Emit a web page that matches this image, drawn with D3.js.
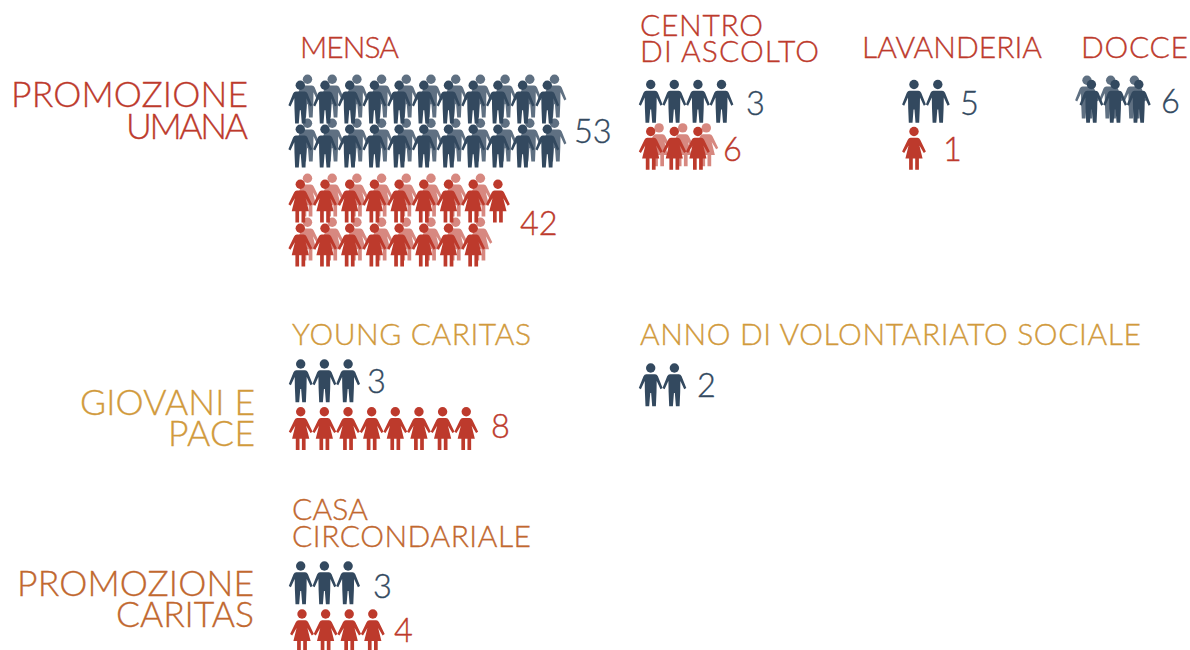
<!DOCTYPE html>
<html><head><meta charset="utf-8">
<script src="https://cdn.jsdelivr.net/npm/d3@7/dist/d3.min.js"></script>
<style>html,body{margin:0;background:#fff}svg{display:block}text{font-family:Lato,"Open Sans",sans-serif;font-weight:300}</style>
</head><body><div id="c"></div>
<script>
// ---- data ----
const programmes   = ["MENSA","CENTRO DI ASCOLTO","LAVANDERIA","DOCCE","YOUNG CARITAS","ANNO DI VOLONTARIATO SOCIALE","CASA CIRCONDARIALE"];
const menValues    = [53,3,5,6,3,2,3];
const womenValues  = [42,6,1,null,8,null,4];
const menRows      = [[11,11],[4],[2],[3],[3],[2],[3]];
const menEchoRows  = [[11,11],[0],[0],[3],[0],[0],[0]];
const womenRows    = [[9,8],[3],[1],[],[8],[],[4]];
const womenEchoRows= [[8,8],[3],[0],[],[0],[],[0]];

// ---- layout ----
const W=1190,H=650;
const navy="#33495f",red="#bd3a2c",orange="#c1682f",gold="#d19a3c";
const manPath="M-4.4,6.3H4.4Q6.2,6.3 7.2,8.3L11.9,20L9.8,21.2L6,13L5.8,24L5.2,38.3H1.5L0.45,25H-0.45L-1.5,38.3H-5.2L-5.8,24L-6,13L-9.8,21.2L-11.9,20L-7.2,8.3Q-6.2,6.3 -4.4,6.3Z";
const womanPath="M-3.4,6.3H3.4Q5.2,6.3 6.2,8.3L11.9,20L9.8,21.4L5.4,14L8.6,27H4.9V38.3H1.2V27H-1.2V38.3H-4.9V27H-8.6L-5.4,14L-9.8,21.4L-11.9,20L-6.2,8.3Q-5.2,6.3 -3.4,6.3Z";
// x0, spacing, head y of each row, echo dx, echo dy, number position
const menLayout=[
 {x:300.3,s:24.7,y:[85.3,129.3],dx:7.2,dy:-6,n:[574,143]},
 {x:650.7,s:23.6,y:[84.5],dx:0,dy:0,n:[746,115]},
 {x:914,s:23.8,y:[84.5],dx:0,dy:0,n:[960,115]},
 {x:1091.4,s:23.7,y:[84.5],dx:-4.4,dy:-4.2,n:[1161,113]},
 {x:300.7,s:23.7,y:[364],dx:0,dy:0,n:[367,393]},
 {x:650.7,s:23.7,y:[368],dx:0,dy:0,n:[697,397]},
 {x:300.7,s:23.7,y:[566],dx:0,dy:0,n:[373,598]}];
const womenLayout=[
 {x:300.3,s:24.7,y:[184.3,228.3],dx:7.2,dy:-6,n:[520,235]},
 {x:650.7,s:23.6,y:[131.5],dx:8.4,dy:-3.6,n:[723,161]},
 {x:914,s:23.8,y:[131.5],dx:0,dy:0,n:[943,161]},null,
 {x:300.7,s:23.65,y:[411.7],dx:0,dy:0,n:[491,438]},null,
 {x:302,s:23.6,y:[614],dx:0,dy:0,n:[394,642]}];
// text, left, right, baseline, size, colour
const titles=[
 ["PROMOZIONE",11,248,107,35.5,red],["UMANA",126,248,139,35.5,red],
 ["GIOVANI E",80,255,415,35.5,gold],["PACE",168,255,446,35.5,gold],
 ["PROMOZIONE",17,254,596,35.5,orange],["CARITAS",116,254,627,35.5,orange],
 ["MENSA",300,399,58,30,red],["CENTRO",640,763,36,30,red],["DI ASCOLTO",640,819,62,30,red],
 ["LAVANDERIA",862,1042,58,30,red],["DOCCE",1081,1188,58,30,red],
 ["YOUNG CARITAS",292,531,345,30,gold],["ANNO DI VOLONTARIATO SOCIALE",640,1141,345,30,gold],
 ["CASA",292,368,520,30,orange],["CIRCONDARIALE",292,531,547,30,orange]];

const svg=d3.select("#c").append("svg").attr("width",W).attr("height",H).attr("viewBox",[0,0,W,H]);

function icons(rows,layouts,path,color,opacity,echo){
  rows.forEach((rowset,p)=>{
    const L=layouts[p]; if(!L) return;
    const x=d3.scaleLinear().domain([0,1]).range([L.x,L.x+L.s]);
    rowset.forEach((count,r)=>{
      const g=svg.append("g").attr("fill",color).attr("opacity",opacity);
      const cells=g.selectAll("g").data(d3.range(count)).join("g")
        .attr("transform",i=>`translate(${x(i)+(echo?L.dx:0)},${L.y[r]+(echo?L.dy:0)})`);
      cells.append("circle").attr("r",4.7);
      cells.append("path").attr("d",path);
    });
  });
}
icons(menEchoRows,menLayout,manPath,navy,0.78,true);
icons(womenEchoRows,womenLayout,womanPath,red,0.6,true);
icons(menRows,menLayout,manPath,navy,1,false);
icons(womenRows,womenLayout,womanPath,red,1,false);

svg.append("g").selectAll("text").data(titles).join("text")
  .attr("x",d=>d[1]).attr("y",d=>d[3]).attr("font-size",d=>d[4]).attr("fill",d=>d[5])
  .attr("stroke",d=>d[5]).attr("stroke-width",0.35)
  .attr("textLength",d=>d[2]-d[1]).attr("lengthAdjust","spacing").text(d=>d[0]);

function numbers(values,layouts,color){
  svg.append("g").selectAll("text").data(values.map((v,i)=>({v,L:layouts[i]})).filter(d=>d.v!=null)).join("text")
    .attr("x",d=>d.L.n[0]).attr("y",d=>d.L.n[1]).attr("font-size",32.5).attr("fill",color)
    .attr("stroke",color).attr("stroke-width",0.35).text(d=>d.v);
}
numbers(menValues,menLayout,navy);
numbers(womenValues,womenLayout,red);
</script></body></html>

REQUIREMENT:
Without the pictures, repeat the listing above exactly.

RESULT FOR THIS EXERCISE:
Emit a web page that matches this image, drawn with D3.js.
<!DOCTYPE html>
<html><head><meta charset="utf-8">
<script src="https://cdn.jsdelivr.net/npm/d3@7/dist/d3.min.js"></script>
<style>html,body{margin:0;background:#fff}svg{display:block}text{font-family:Lato,"Open Sans",sans-serif;font-weight:300}</style>
</head><body><div id="c"></div>
<script>
// ---- data ----
const programmes   = ["MENSA","CENTRO DI ASCOLTO","LAVANDERIA","DOCCE","YOUNG CARITAS","ANNO DI VOLONTARIATO SOCIALE","CASA CIRCONDARIALE"];
const menValues    = [53,3,5,6,3,2,3];
const womenValues  = [42,6,1,null,8,null,4];
const menRows      = [[11,11],[4],[2],[3],[3],[2],[3]];
const menEchoRows  = [[11,11],[0],[0],[3],[0],[0],[0]];
const womenRows    = [[9,8],[3],[1],[],[8],[],[4]];
const womenEchoRows= [[8,8],[3],[0],[],[0],[],[0]];

// ---- layout ----
const W=1190,H=650;
const navy="#33495f",red="#bd3a2c",orange="#c1682f",gold="#d19a3c";
const manPath="M-4.4,6.3H4.4Q6.2,6.3 7.2,8.3L11.9,20L9.8,21.2L6,13L5.8,24L5.2,38.3H1.5L0.45,25H-0.45L-1.5,38.3H-5.2L-5.8,24L-6,13L-9.8,21.2L-11.9,20L-7.2,8.3Q-6.2,6.3 -4.4,6.3Z";
const womanPath="M-3.4,6.3H3.4Q5.2,6.3 6.2,8.3L11.9,20L9.8,21.4L5.4,14L8.6,27H4.9V38.3H1.2V27H-1.2V38.3H-4.9V27H-8.6L-5.4,14L-9.8,21.4L-11.9,20L-6.2,8.3Q-5.2,6.3 -3.4,6.3Z";
// x0, spacing, head y of each row, echo dx, echo dy, number position
const menLayout=[
 {x:300.3,s:24.7,y:[85.3,129.3],dx:7.2,dy:-6,n:[574,143]},
 {x:650.7,s:23.6,y:[84.5],dx:0,dy:0,n:[746,115]},
 {x:914,s:23.8,y:[84.5],dx:0,dy:0,n:[960,115]},
 {x:1091.4,s:23.7,y:[84.5],dx:-4.4,dy:-4.2,n:[1161,113]},
 {x:300.7,s:23.7,y:[364],dx:0,dy:0,n:[367,393]},
 {x:650.7,s:23.7,y:[368],dx:0,dy:0,n:[697,397]},
 {x:300.7,s:23.7,y:[566],dx:0,dy:0,n:[373,598]}];
const womenLayout=[
 {x:300.3,s:24.7,y:[184.3,228.3],dx:7.2,dy:-6,n:[520,235]},
 {x:650.7,s:23.6,y:[131.5],dx:8.4,dy:-3.6,n:[723,161]},
 {x:914,s:23.8,y:[131.5],dx:0,dy:0,n:[943,161]},null,
 {x:300.7,s:23.65,y:[411.7],dx:0,dy:0,n:[491,438]},null,
 {x:302,s:23.6,y:[614],dx:0,dy:0,n:[394,642]}];
// text, left, right, baseline, size, colour
const titles=[
 ["PROMOZIONE",11,248,107,35.5,red],["UMANA",126,248,139,35.5,red],
 ["GIOVANI E",80,255,415,35.5,gold],["PACE",168,255,446,35.5,gold],
 ["PROMOZIONE",17,254,596,35.5,orange],["CARITAS",116,254,627,35.5,orange],
 ["MENSA",300,399,58,30,red],["CENTRO",640,763,36,30,red],["DI ASCOLTO",640,819,62,30,red],
 ["LAVANDERIA",862,1042,58,30,red],["DOCCE",1081,1188,58,30,red],
 ["YOUNG CARITAS",292,531,345,30,gold],["ANNO DI VOLONTARIATO SOCIALE",640,1141,345,30,gold],
 ["CASA",292,368,520,30,orange],["CIRCONDARIALE",292,531,547,30,orange]];

const svg=d3.select("#c").append("svg").attr("width",W).attr("height",H).attr("viewBox",[0,0,W,H]);

function icons(rows,layouts,path,color,opacity,echo){
  rows.forEach((rowset,p)=>{
    const L=layouts[p]; if(!L) return;
    const x=d3.scaleLinear().domain([0,1]).range([L.x,L.x+L.s]);
    rowset.forEach((count,r)=>{
      const g=svg.append("g").attr("fill",color).attr("opacity",opacity);
      const cells=g.selectAll("g").data(d3.range(count)).join("g")
        .attr("transform",i=>`translate(${x(i)+(echo?L.dx:0)},${L.y[r]+(echo?L.dy:0)})`);
      cells.append("circle").attr("r",4.7);
      cells.append("path").attr("d",path);
    });
  });
}
icons(menEchoRows,menLayout,manPath,navy,0.78,true);
icons(womenEchoRows,womenLayout,womanPath,red,0.6,true);
icons(menRows,menLayout,manPath,navy,1,false);
icons(womenRows,womenLayout,womanPath,red,1,false);

svg.append("g").selectAll("text").data(titles).join("text")
  .attr("x",d=>d[1]).attr("y",d=>d[3]).attr("font-size",d=>d[4]).attr("fill",d=>d[5])
  .attr("stroke",d=>d[5]).attr("stroke-width",0.35)
  .attr("textLength",d=>d[2]-d[1]).attr("lengthAdjust","spacing").text(d=>d[0]);

function numbers(values,layouts,color){
  svg.append("g").selectAll("text").data(values.map((v,i)=>({v,L:layouts[i]})).filter(d=>d.v!=null)).join("text")
    .attr("x",d=>d.L.n[0]).attr("y",d=>d.L.n[1]).attr("font-size",32.5).attr("fill",color)
    .attr("stroke",color).attr("stroke-width",0.35).text(d=>d.v);
}
numbers(menValues,menLayout,navy);
numbers(womenValues,womenLayout,red);
</script></body></html>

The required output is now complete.